What is needed:
Extract the first line through the line containing "import pandas as pd" from the listing below, exactly as written.

Dataset section:
|---|

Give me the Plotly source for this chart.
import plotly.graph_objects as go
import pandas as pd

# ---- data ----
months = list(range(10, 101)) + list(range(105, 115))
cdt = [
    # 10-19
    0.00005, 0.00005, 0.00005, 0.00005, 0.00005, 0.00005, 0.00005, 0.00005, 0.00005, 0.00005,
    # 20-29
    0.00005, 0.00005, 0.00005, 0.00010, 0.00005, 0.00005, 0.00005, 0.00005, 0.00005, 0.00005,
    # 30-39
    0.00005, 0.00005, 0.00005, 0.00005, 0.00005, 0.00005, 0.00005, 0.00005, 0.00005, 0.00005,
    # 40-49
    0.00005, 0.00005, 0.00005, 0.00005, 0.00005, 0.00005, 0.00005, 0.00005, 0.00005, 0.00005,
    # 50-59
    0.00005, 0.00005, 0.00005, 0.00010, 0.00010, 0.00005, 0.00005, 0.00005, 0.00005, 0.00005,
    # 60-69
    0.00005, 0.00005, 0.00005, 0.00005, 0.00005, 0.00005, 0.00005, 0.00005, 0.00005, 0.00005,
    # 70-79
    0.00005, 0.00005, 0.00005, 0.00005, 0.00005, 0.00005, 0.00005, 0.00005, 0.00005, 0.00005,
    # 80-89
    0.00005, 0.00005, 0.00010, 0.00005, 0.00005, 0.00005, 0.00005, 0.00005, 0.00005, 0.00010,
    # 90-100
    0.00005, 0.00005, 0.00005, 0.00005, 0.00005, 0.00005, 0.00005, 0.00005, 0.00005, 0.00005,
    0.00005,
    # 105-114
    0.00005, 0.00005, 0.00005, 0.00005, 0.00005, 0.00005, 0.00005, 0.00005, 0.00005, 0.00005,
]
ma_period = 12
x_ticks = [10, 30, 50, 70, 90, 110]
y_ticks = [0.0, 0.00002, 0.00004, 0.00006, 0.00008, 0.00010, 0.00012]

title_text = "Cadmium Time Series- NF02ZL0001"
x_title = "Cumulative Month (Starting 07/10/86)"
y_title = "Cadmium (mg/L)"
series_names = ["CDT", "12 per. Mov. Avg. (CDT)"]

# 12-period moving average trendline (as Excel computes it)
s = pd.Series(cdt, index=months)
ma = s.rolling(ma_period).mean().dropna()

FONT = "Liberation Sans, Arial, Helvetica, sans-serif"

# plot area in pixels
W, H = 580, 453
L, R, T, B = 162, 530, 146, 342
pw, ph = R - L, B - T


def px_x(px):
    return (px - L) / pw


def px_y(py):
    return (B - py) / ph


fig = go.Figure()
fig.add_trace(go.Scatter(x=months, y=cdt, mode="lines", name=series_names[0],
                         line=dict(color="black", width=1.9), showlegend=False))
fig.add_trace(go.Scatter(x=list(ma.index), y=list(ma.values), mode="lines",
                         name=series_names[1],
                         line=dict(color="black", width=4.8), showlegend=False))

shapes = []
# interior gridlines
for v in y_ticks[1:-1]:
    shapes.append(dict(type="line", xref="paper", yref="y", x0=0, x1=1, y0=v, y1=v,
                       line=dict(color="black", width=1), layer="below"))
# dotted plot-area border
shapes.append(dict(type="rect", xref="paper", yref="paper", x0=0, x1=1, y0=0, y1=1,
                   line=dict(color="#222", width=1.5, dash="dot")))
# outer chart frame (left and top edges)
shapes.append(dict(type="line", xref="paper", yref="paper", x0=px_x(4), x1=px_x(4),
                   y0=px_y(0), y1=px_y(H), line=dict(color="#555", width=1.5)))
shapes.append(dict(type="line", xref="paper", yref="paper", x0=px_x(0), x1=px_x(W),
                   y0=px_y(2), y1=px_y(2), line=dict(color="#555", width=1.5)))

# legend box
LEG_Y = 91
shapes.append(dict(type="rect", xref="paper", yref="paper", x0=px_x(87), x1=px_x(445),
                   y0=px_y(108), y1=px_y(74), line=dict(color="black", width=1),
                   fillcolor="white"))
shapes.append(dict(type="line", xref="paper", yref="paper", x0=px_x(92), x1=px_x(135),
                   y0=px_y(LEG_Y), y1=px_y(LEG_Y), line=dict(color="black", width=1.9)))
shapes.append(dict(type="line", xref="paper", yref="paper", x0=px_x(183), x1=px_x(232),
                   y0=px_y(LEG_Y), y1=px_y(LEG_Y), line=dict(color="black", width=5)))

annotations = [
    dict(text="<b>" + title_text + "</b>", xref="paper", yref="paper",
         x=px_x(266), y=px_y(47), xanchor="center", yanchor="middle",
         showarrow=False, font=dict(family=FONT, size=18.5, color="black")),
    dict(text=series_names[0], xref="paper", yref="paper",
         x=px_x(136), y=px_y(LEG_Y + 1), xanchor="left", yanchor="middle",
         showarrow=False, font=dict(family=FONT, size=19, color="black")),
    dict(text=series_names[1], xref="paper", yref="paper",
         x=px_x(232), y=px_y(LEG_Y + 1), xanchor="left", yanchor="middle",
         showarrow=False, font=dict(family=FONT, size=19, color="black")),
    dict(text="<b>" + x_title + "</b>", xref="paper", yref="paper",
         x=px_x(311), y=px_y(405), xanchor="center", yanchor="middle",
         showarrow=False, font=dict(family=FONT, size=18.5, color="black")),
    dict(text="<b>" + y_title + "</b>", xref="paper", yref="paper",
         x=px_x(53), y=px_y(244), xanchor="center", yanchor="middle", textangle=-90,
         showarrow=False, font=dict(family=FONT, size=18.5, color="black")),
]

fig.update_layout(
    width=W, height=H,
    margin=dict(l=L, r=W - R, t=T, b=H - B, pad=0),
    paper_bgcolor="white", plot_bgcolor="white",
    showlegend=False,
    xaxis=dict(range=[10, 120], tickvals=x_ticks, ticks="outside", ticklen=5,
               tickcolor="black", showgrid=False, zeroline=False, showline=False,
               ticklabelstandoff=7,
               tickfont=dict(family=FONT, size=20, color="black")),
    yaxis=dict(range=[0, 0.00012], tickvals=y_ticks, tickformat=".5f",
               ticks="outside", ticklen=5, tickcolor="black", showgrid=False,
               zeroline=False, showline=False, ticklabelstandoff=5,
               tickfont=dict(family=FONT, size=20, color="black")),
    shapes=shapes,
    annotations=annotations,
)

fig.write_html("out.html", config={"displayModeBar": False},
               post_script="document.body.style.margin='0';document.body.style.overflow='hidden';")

|---|

Output for this task:
Give me the Plotly source for this chart.
import plotly.graph_objects as go
import pandas as pd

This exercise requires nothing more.